Needing a dramatic demonstration to spur sales, the chief executive officer arranges for Reda to fight a highly ranked fighter who has had his nervous system tweaked so that he no longer feels pain. The fight is widely believed to be impossible for Reda to win, and even his coach declines to bet on Reda. HSX performs well, and Reda wins against 12:1 odds. The drug becomes a sensation, and Reda makes enough money to free Carla, using Myosotis as a middleman. Before he can, she dies in prison while attempting to save another inmate. Altman offers to return the money, but Reda asks her to use it to find out who framed his sister. At the same time, Anouk's boyfriend Boris, a hacker who supports the resistance, provides evidence that implicates Reda's coach.

Reda once again leaves the children with Myosotis.
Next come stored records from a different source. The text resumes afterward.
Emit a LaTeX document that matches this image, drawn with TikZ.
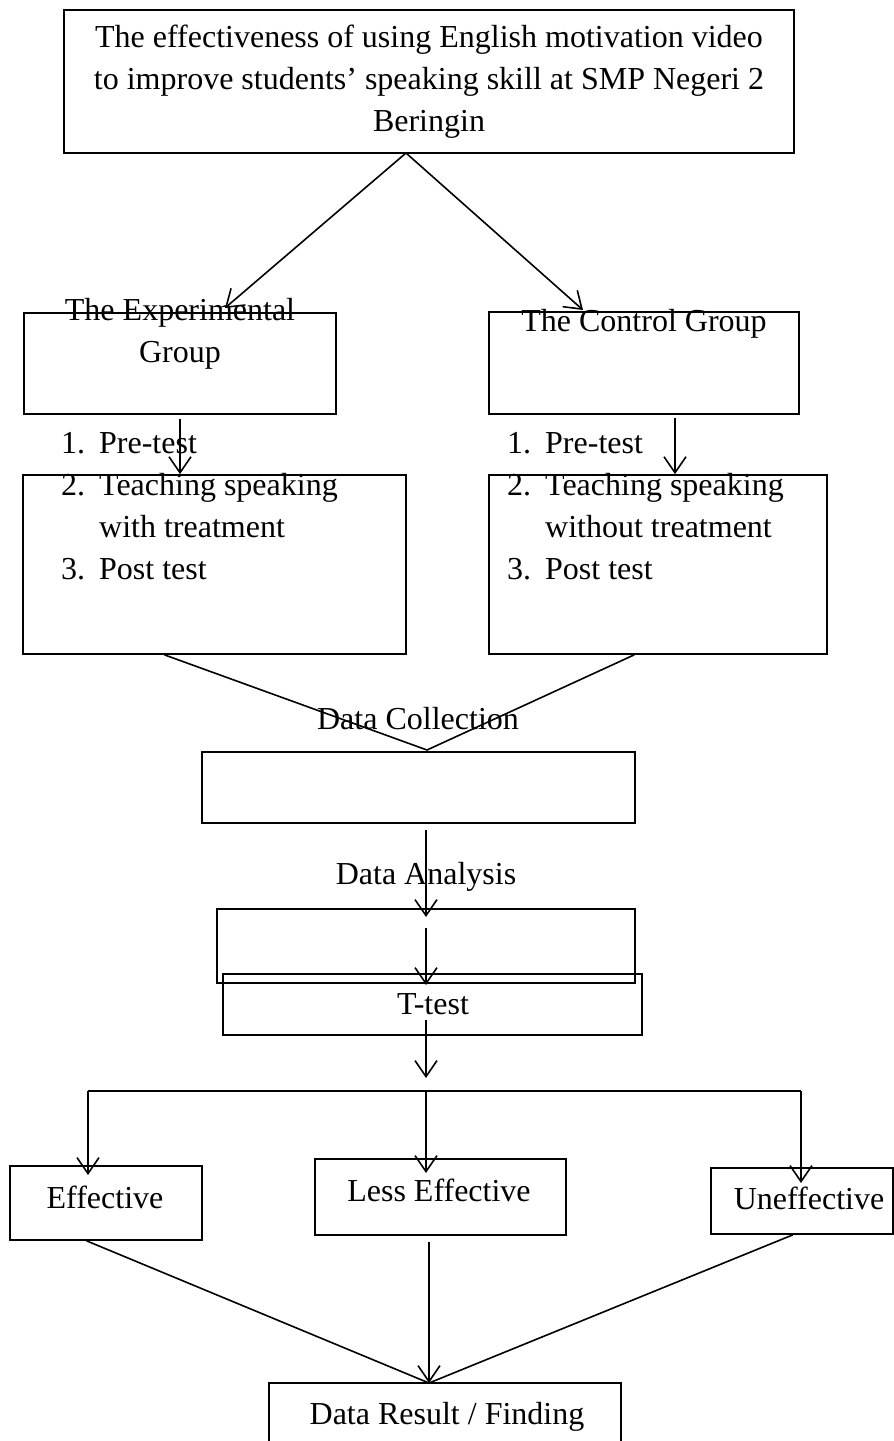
\documentclass[tikz,border=0pt]{standalone}
\usepackage{fontspec}
\setmainfont{Liberation Serif}
\usetikzlibrary{arrows.meta}
\usetikzlibrary{calc}
\usetikzlibrary{positioning}
\newcommand{\diagfont}{\fontsize{32}{42}\selectfont}
\tikzset{
  box/.style={draw, line width=1.7pt, inner sep=0pt},
  txt/.style={font=\diagfont, inner sep=0pt, anchor=base},
  arrow/.style={-{Straight Barb[length=16pt,width=22pt]}, line width=1.6pt},
  link/.style={line width=1.6pt}
}
\begin{document}
\begin{tikzpicture}[x=1pt, y=-1pt]
\useasboundingbox (0,0) rectangle (894,1441);

% boxes
\node[box, minimum width=730pt, minimum height=143pt, align=center, font=\diagfont] (topic) at (429,81.5)
  {The effectiveness of using English motivation video\\to improve students’ speaking skill at SMP Negeri 2\\Beringin};
\node[box, minimum width=312pt, minimum height=101pt] (expgroup) at (180,363.5) {};
\node[box, minimum width=310pt, minimum height=102pt] (ctlgroup) at (644,363) {};
\node[box, minimum width=383pt, minimum height=179pt] (expsteps) at (214.5,564.5) {};
\node[box, minimum width=338pt, minimum height=179pt] (ctlsteps) at (658,564.5) {};
\node[box, minimum width=433pt, minimum height=71pt] (collect) at (418.5,787.5) {};
\node[box, minimum width=418pt, minimum height=74pt] (analysis) at (426,946) {};
\node[box, minimum width=419pt, minimum height=61pt] (ttest) at (432.5,1004.5) {};
\node[box, minimum width=192pt, minimum height=74pt] (eff) at (106,1203) {};
\node[box, minimum width=251pt, minimum height=76pt] (less) at (440.5,1197) {};
\node[box, minimum width=182pt, minimum height=66pt] (uneff) at (802,1201) {};
\node[box, minimum width=352pt, minimum height=67pt] (result) at (445,1416.5) {};

% texts
\node[txt, align=center, anchor=center] (exptext) at (180,334) {The Experimental\\Group};
\node[txt] (ctltext) at (644,331) {The Control Group};
\node[txt, anchor=base west] (expsteptext) at (61,453)
  {\begin{tabular}[t]{@{}p{38pt}@{}l@{}}1. & Pre-test\\2. & Teaching speaking\\ & with treatment\\3. & Post test\end{tabular}};
\node[txt, anchor=base west] (ctlsteptext) at (507,453)
  {\begin{tabular}[t]{@{}p{38pt}@{}l@{}}1. & Pre-test\\2. & Teaching speaking\\ & without treatment\\3. & Post test\end{tabular}};
\node[txt] (collecttext) at (418,729) {Data Collection};
\node[txt] (analysistext) at (426,884) {Data Analysis};
\node[txt] (ttesttext) at (433,1014) {T-test};
\node[txt] (efftext) at (105,1208) {Effective};
\node[txt] (lesstext) at (439,1201) {Less Effective};
\node[txt] (unefftext) at (809,1209) {Uneffective};
\node[txt] (resulttext) at (447,1424) {Data Result / Finding};

% connectors
\coordinate (apex) at (406,153);
\coordinate (exptip) at (225,308);
\coordinate (ctltip) at (583,310);
\draw[arrow] (apex) -- (exptip);
\draw[arrow] (apex) -- (ctltip);
\draw[arrow, shorten <=4pt] (expgroup.south) -- (expgroup.south |- expsteps.north);
\coordinate (ctldown) at (675,418);
\draw[arrow] (ctldown) -- (ctldown |- ctlsteps.north);

\coordinate (merge) at (427,750);
\draw[link] ($(expsteps.south west)!0.37!(expsteps.south east)$) -- (merge)
  -- ($(ctlsteps.south west)!0.43!(ctlsteps.south east)$);

\coordinate (spine1) at (426,830);
\coordinate (spine2) at (426,917);
\coordinate (spine3) at (426,928);
\coordinate (spine4) at (426,985);
\coordinate (spine5) at (426,1020);
\coordinate (spine6) at (426,1078);
\draw[arrow] (spine1) -- (spine2);
\draw[arrow] (spine3) -- (spine4);
\draw[arrow] (spine5) -- (spine6);

\coordinate (fanl) at (88,1091);
\coordinate (fanm) at (426,1091);
\coordinate (fanr) at (801,1091);
\draw[link] (fanl) -- (fanr);
\draw[arrow] (fanl) -- ++(0,84);
\draw[arrow] (fanm) -- ++(0,82);
\draw[arrow] (fanr) -- ++(0,92);

\coordinate (join) at (429,1383);
\draw[link] ($(eff.south west)!0.4!(eff.south east)$) -- (join);
\draw[arrow, shorten <=6pt] (less.south -| join) -- (join);
\draw[link] ($(uneff.south west)!0.45!(uneff.south east)$) -- (join);
\end{tikzpicture}
\end{document}
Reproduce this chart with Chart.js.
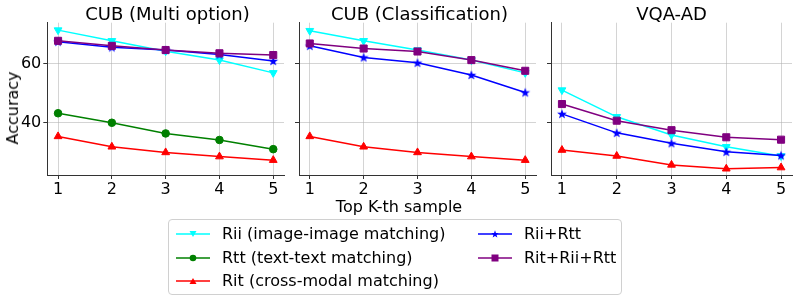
<!DOCTYPE html>
<html>
<head>
<meta charset="utf-8">
<script src="https://cdn.jsdelivr.net/npm/chart.js@4/dist/chart.umd.min.js"></script>
<style>
    body { margin: 0; background: #fff; font-family: "DejaVu Sans", sans-serif; color: #000; }
    #wrap { position: relative; width: 798px; height: 301px; overflow: hidden; }
    canvas { position: absolute; top: 0; }
    .title { position: absolute; top: 5px; font-size: 18px; line-height: 18px; text-align: center; white-space: nowrap; }
    .label { position: absolute; font-size: 16px; line-height: 16px; white-space: nowrap; }
    #legend { position: absolute; left: 168px; top: 219px; width: 452px; height: 74px; border: 1px solid #d0d0d0; border-radius: 4px; background: #fff; }
    .item { position: absolute; font-size: 16px; line-height: 16px; white-space: nowrap; }
    .item svg { position: absolute; left: 0; top: 0; }
    .item span { position: absolute; left: 46px; top: 0; }
</style>
</head>
<body>
<div id="wrap">
    <canvas id="c1" width="290" height="200" style="left:0px"></canvas>
    <canvas id="c2" width="250" height="200" style="left:292px"></canvas>
    <canvas id="c3" width="254" height="200" style="left:544px"></canvas>
    <div class="title" style="left:47px;width:241px">CUB (Multi option)</div>
    <div class="title" style="left:299px;width:241px">CUB (Classification)</div>
    <div class="title" style="left:551px;width:241px">VQA-AD</div>
    <div class="label" style="left:13px;top:108px;transform:translate(-50%,-50%) rotate(-90deg)">Accuracy</div>
    <div class="label" style="left:399px;top:207px;transform:translate(-50%,-50%)">Top K-th sample</div>
    <div id="legend"></div>
</div>
<script>
// x positions and ticks
const xValues = [1, 2, 3, 4, 5];
const yTicks = [40, 60];

// CUB (Multi option)
const riiMulti = [71.2, 67.6, 64.1, 61.1, 56.8];
const rttMulti = [43.2, 40.0, 36.4, 34.2, 31.1];
const ritMulti = [35.4, 31.9, 30.0, 28.6, 27.4];
const riiRttMulti = [67.3, 65.4, 64.5, 63.0, 60.8];
const allMulti = [67.6, 65.9, 64.5, 63.4, 62.8];

// CUB (Classification)
const riiCls = [71.0, 67.6, 64.5, 61.1, 56.8];
const ritCls = [35.4, 31.9, 30.0, 28.6, 27.4];
const riiRttCls = [65.9, 62.0, 60.2, 56.1, 50.2];
const allCls = [66.7, 65.0, 64.0, 61.1, 57.5];

// VQA-AD
const riiVqa = [51.0, 42.0, 35.9, 31.9, 28.8];
const ritVqa = [30.8, 28.8, 25.8, 24.5, 24.9];
const riiRttVqa = [43.0, 36.6, 33.1, 30.2, 29.0];
const allVqa = [46.3, 40.7, 37.5, 35.1, 34.3];

const seriesNames = ['Rii (image-image matching)', 'Rtt (text-text matching)', 'Rit (cross-modal matching)', 'Rii+Rtt', 'Rit+Rii+Rtt'];
const seriesColors = ['#00ffff', '#008000', '#ff0000', '#0000ff', '#800080'];

// filled star like matplotlib '*'
function starPoints(cx, cy, R, r) {
    const pts = [];
    for (let i = 0; i < 10; i++) {
        const rad = i % 2 === 0 ? R : r;
        const a = -Math.PI / 2 + i * Math.PI / 5;
        pts.push([cx + rad * Math.cos(a), cy + rad * Math.sin(a)]);
    }
    return pts;
}
function makeStar(color) {
    const c = document.createElement('canvas');
    c.width = 12; c.height = 12;
    const ctx = c.getContext('2d');
    ctx.fillStyle = color;
    ctx.beginPath();
    starPoints(6, 6.4, 5.2, 2.1).forEach((p, i) => i ? ctx.lineTo(p[0], p[1]) : ctx.moveTo(p[0], p[1]));
    ctx.closePath();
    ctx.fill();
    return c;
}

const markers = [
    { pointStyle: 'triangle', pointRotation: 180, pointRadius: 4.5 },
    { pointStyle: 'circle', pointRotation: 0, pointRadius: 3.8 },
    { pointStyle: 'triangle', pointRotation: 0, pointRadius: 4.5 },
    { pointStyle: makeStar('#0000ff'), pointRotation: 0, pointRadius: 5 },
    { pointStyle: 'rect', pointRotation: 0, pointRadius: 5 }
];

function makeDataset(idx, values) {
    return {
        label: seriesNames[idx],
        data: xValues.map((x, i) => ({ x, y: values[i] })),
        borderColor: seriesColors[idx],
        backgroundColor: seriesColors[idx],
        pointBackgroundColor: seriesColors[idx],
        pointBorderColor: seriesColors[idx],
        pointBorderWidth: 1,
        borderWidth: 1.5,
        tension: 0,
        order: 10 - idx,
        ...markers[idx]
    };
}

function makeChart(id, datasets, yWidth, padRight, showY) {
    const grid = { color: 'rgba(176,176,176,0.55)', lineWidth: 1, tickColor: '#333', tickLength: 4, tickWidth: 1 };
    const border = { display: true, color: '#333', width: 1 };
    return new Chart(document.getElementById(id), {
        type: 'line',
        data: { datasets },
        options: {
            responsive: false,
            animation: false,
            layout: { padding: { top: 22.7, right: padRight, bottom: 0, left: 0 } },
            plugins: { legend: { display: false }, tooltip: { enabled: false } },
            scales: {
                x: {
                    type: 'linear', min: 0.8, max: 5.2,
                    afterBuildTicks: s => { s.ticks = xValues.map(v => ({ value: v })); },
                    afterFit: s => { s.height = 25; },
                    grid, border,
                    ticks: { color: '#000', font: { family: 'DejaVu Sans', size: 16 }, padding: 1, maxRotation: 0 }
                },
                y: {
                    type: 'linear', min: 22.4, max: 73.7,
                    afterBuildTicks: s => { s.ticks = yTicks.map(v => ({ value: v })); },
                    afterFit: s => { s.width = yWidth; },
                    grid, border,
                    ticks: { display: showY, color: '#000', font: { family: 'DejaVu Sans', size: 16 }, padding: 2 }
                }
            }
        }
    });
}

makeChart('c1', [
    makeDataset(0, riiMulti), makeDataset(1, rttMulti), makeDataset(2, ritMulti),
    makeDataset(3, riiRttMulti), makeDataset(4, allMulti)
], 47.3, 2, true);

makeChart('c2', [
    makeDataset(0, riiCls), makeDataset(2, ritCls),
    makeDataset(3, riiRttCls), makeDataset(4, allCls)
], 7, 2, false);

makeChart('c3', [
    makeDataset(0, riiVqa), makeDataset(2, ritVqa),
    makeDataset(3, riiRttVqa), makeDataset(4, allVqa)
], 7, 5, false);

// Legend
function legendIcon(idx) {
    const c = seriesColors[idx];
    let m = '';
    if (idx === 0) m = `<polygon points="13.5,5 20.5,5 17,11" fill="${c}"/>`;
    if (idx === 1) m = `<circle cx="17" cy="8" r="3.3" fill="${c}"/>`;
    if (idx === 2) m = `<polygon points="13.5,11 20.5,11 17,5" fill="${c}"/>`;
    if (idx === 3) m = `<polygon points="${starPoints(17, 8.3, 4, 1.6).map(p => p.join(',')).join(' ')}" fill="${c}"/>`;
    if (idx === 4) m = `<rect x="13.5" y="4.5" width="7" height="7" fill="${c}"/>`;
    return `<svg width="34" height="16"><line x1="0" y1="8" x2="34" y2="8" stroke="${c}" stroke-width="1.5"/>${m}</svg>`;
}
const legendPos = [[7, 6], [7, 30], [7, 53], [309, 6], [309, 30]];
document.getElementById('legend').innerHTML = seriesNames.map((n, i) =>
    `<div class="item" style="left:${legendPos[i][0]}px;top:${legendPos[i][1]}px">${legendIcon(i)}<span>${n}</span></div>`
).join('');
</script>
</body>
</html>
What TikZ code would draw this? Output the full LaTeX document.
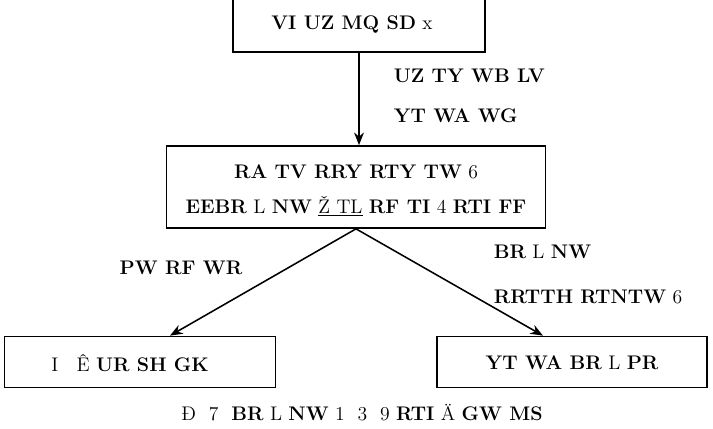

During his next fight, Reda goes down in 17 seconds, and his earlier win is written off as a fluke. Sales of HSX plummet, and Reda's coach is financially ruined. When Reda meets with him, Reda reveals that he did not take the drug and intentionally threw the fight. Instead, he saved the drug to administer it to his coach, who quickly dies once he is injected. Anna finds Reda and tells him that she has ordered Altman to kidnap Carla's children. Anna says that although Altman truly does care for him, Altman cares more for money. Reda reluctantly agrees to a demonstration in front of the corporate board. At Reda's house, Altman orders Anouk to call Myosotis. Anouk tells Myosotis that Reda wishes to thank him, a deeply uncharacteristic action. Suspicious, Myosotis recruits Boris' hacking talents for help.

Boris and Myosotis rescue the children and kill Altman. Once they signal Reda that they are safe, Reda takes HSX and throws the chief executive officer out of a window. Anna's bodyguards, two genetically engineered clones of the most powerful arena fighters, initially gain an advantage on Reda. However, Anna forbids them from killing him, as they need him for more drug trials. Handicapped by having to take Reda alive, both die. With the five minute time limit running out, Reda considers killing Anna but instead assists Boris in remotely hacking into the corporation's mainframe. There, Boris uncovers proof that over 30,000+ people died in HSX's drug trials. Knowing his nieces will never be safe from the corporation while he is alive as "patient zero", Reda commits suicide despite Anna's protests which destroys the future of the drug HSX. Boris hijacks the advertising, media display system and shows the extent of HSX's failed drug trials and Reda's death. The death of Reda starts a movement against the corporate leadership of France and massive riots ensue.

== Themes ==
Ares uses the current events of government bond indebtedness and corporate/public governance as a historical backdrop. Also seen are references to the Gilet Jaune movement including scenes that replicate Yellow Vest Riots of Paris. France unemployement levels, Le Chomage, are one of the grievances of the movement. References to Big Pharma and the direct marketing of drugs to the populace using corporate media also play heavily in the film.

== Cast ==
- Ola Rapace as Reda
- Micha Lescot as Myosotis
- Thierry Hancisse as Reda's coach
- Hélène Fillières as Altman
- Ruth Vega Fernandez as Anna
- Eva Lallier as Anouk
- Elina Soloman as Mae
- Yvon Martin as Tyro
- Pierre Perrier as Boris
- Émilie Gavois-Kahn as Carla
- Louis-Do de Lencquesaing as PDG Donevia
- Alexis Michalik as National Defense Framework

== Release ==
Ares premiered at the Paris Comic-con on 21 October 2016. It was released in France on 11 November 2016.

== Reception ==
On French review aggregator website AlloCiné, Ares has an average rating of 3.1/5 stars based on 14 reviews from professional critics. Jordan Mintzer of The Hollywood Reporter wrote, "It's a film that in its best moments revisits the smoggy neo-urban textures of Blade Runner but otherwise feels like a questionable cross between Bloodsport and Babylon A.D."